■ WHAT IS ASKED: Leave the pictures out and retype the lines from the beginning through the line with "W, H = 377, 260", both ends included.

* BEGIN *

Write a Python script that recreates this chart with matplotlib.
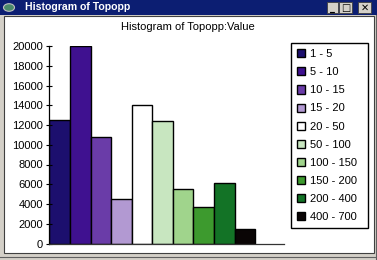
import matplotlib
matplotlib.use("Agg")
import matplotlib.pyplot as plt
from matplotlib.patches import Rectangle, Circle
from matplotlib.lines import Line2D

W, H = 377, 260

bins = ["1 - 5", "5 - 10", "10 - 15", "15 - 20", "20 - 50",
        "50 - 100", "100 - 150", "150 - 200", "200 - 400", "400 - 700"]
counts = [12500, 20000, 10800, 4500, 14000, 12400, 5500, 3700, 6100, 1500]
yticks = [0, 2000, 4000, 6000, 8000, 10000, 12000, 14000, 16000, 18000, 20000]

bar_colors = ["#1c0f6e", "#3f1190", "#6a3ca8", "#b299d2", "#ffffff",
              "#c8e6c0", "#a0d48c", "#3d9a2e", "#137326", "#0a0505"]

plt.rcParams["font.family"] = ["Liberation Sans", "DejaVu Sans"]


def fx(x):
    return x / W


def fy(y):
    return 1 - y / H


def px_rect(fig, x0, y0, x1, y1, **kw):
    r = Rectangle((fx(x0), fy(y1)), fx(x1) - fx(x0), fy(y0) - fy(y1),
                  transform=fig.transFigure, **kw)
    fig.add_artist(r)
    return r


fig = plt.figure(figsize=(W / 100, H / 100), dpi=100, facecolor="#d4d0c8")

# window frame
px_rect(fig, 0, 0, W, 15, facecolor="#0c1e72", edgecolor="none", zorder=0)
px_rect(fig, 3.5, 16, 373.5, 252.5, facecolor="white", edgecolor="#404040",
        linewidth=0.8, zorder=0)
fig.add_artist(Line2D([fx(0), fx(W)], [fy(257), fy(257)], color="#606060",
                      linewidth=0.8, transform=fig.transFigure))
fig.add_artist(Line2D([fx(376), fx(376)], [fy(15), fy(260)], color="#606060",
                      linewidth=0.8, transform=fig.transFigure))

# title bar icon and text
fig.add_artist(Circle((fx(9), fy(7.5)), 5.5 / W, transform=fig.transFigure,
                      facecolor="#4a8a6a", edgecolor="#c0c0c0", linewidth=0.8))
fig.text(fx(25), fy(7.5), "Histogram of Topopp", color="white",
         fontweight="bold", fontsize=7.6, ha="left", va="center")

# title bar buttons
for x0, x1, glyph in [(327, 338, "_"), (339, 352, "□"), (358, 371, "✕")]:
    px_rect(fig, x0, 2.5, x1, 13, facecolor="#d4d0c8", edgecolor="#404040",
            linewidth=0.6, zorder=1)
    fig.text(fx((x0 + x1) / 2), fy(8), glyph, fontsize=7, fontweight="bold",
             ha="center", va="center", color="black",
             family=["DejaVu Sans"])

# chart title
fig.text(fx(187.5), fy(27.5), "Histogram of Topopp:Value", fontsize=8,
         ha="center", va="center")

# plot area
ax = fig.add_axes([fx(49.5), fy(243.5), (283.5 - 49.5) / W, (243.5 - 46) / H])
ax.set_facecolor("none")

x = list(range(len(bins)))
bars = ax.bar(x, counts, width=1.0, align="edge", color=bar_colors,
              edgecolor="black", linewidth=1.0)

ax.set_xlim(0, 234 / 20.57)
ax.set_ylim(0, 20000)
ax.set_yticks(yticks)
ax.set_yticklabels([str(v) for v in yticks], fontsize=8)
ax.tick_params(axis="y", direction="inout", length=5, width=0.8, pad=2)
ax.set_xticks([])
for s in ["top", "right"]:
    ax.spines[s].set_visible(False)
ax.spines["left"].set_linewidth(0.9)
ax.spines["bottom"].set_linewidth(0.9)
ax.spines["bottom"].set_color("#333333")

# legend
leg = fig.legend(bars, bins, loc="upper left",
                 bbox_to_anchor=(fx(291), fy(229), fx(367.5) - fx(291), fy(43) - fy(229)),
                 mode="expand", borderaxespad=0, fontsize=8,
                 handlelength=0.75, handleheight=0.75, handletextpad=0.45,
                 labelspacing=0.73, borderpad=0.55, fancybox=False,
                 framealpha=1, edgecolor="black")
leg.get_frame().set_linewidth(1.0)

fig.savefig("out.png", dpi=100, facecolor=fig.get_facecolor())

* END *

■ WORKED ANSWER:
Write a Python script that recreates this chart with matplotlib.
import matplotlib
matplotlib.use("Agg")
import matplotlib.pyplot as plt
from matplotlib.patches import Rectangle, Circle
from matplotlib.lines import Line2D

W, H = 377, 260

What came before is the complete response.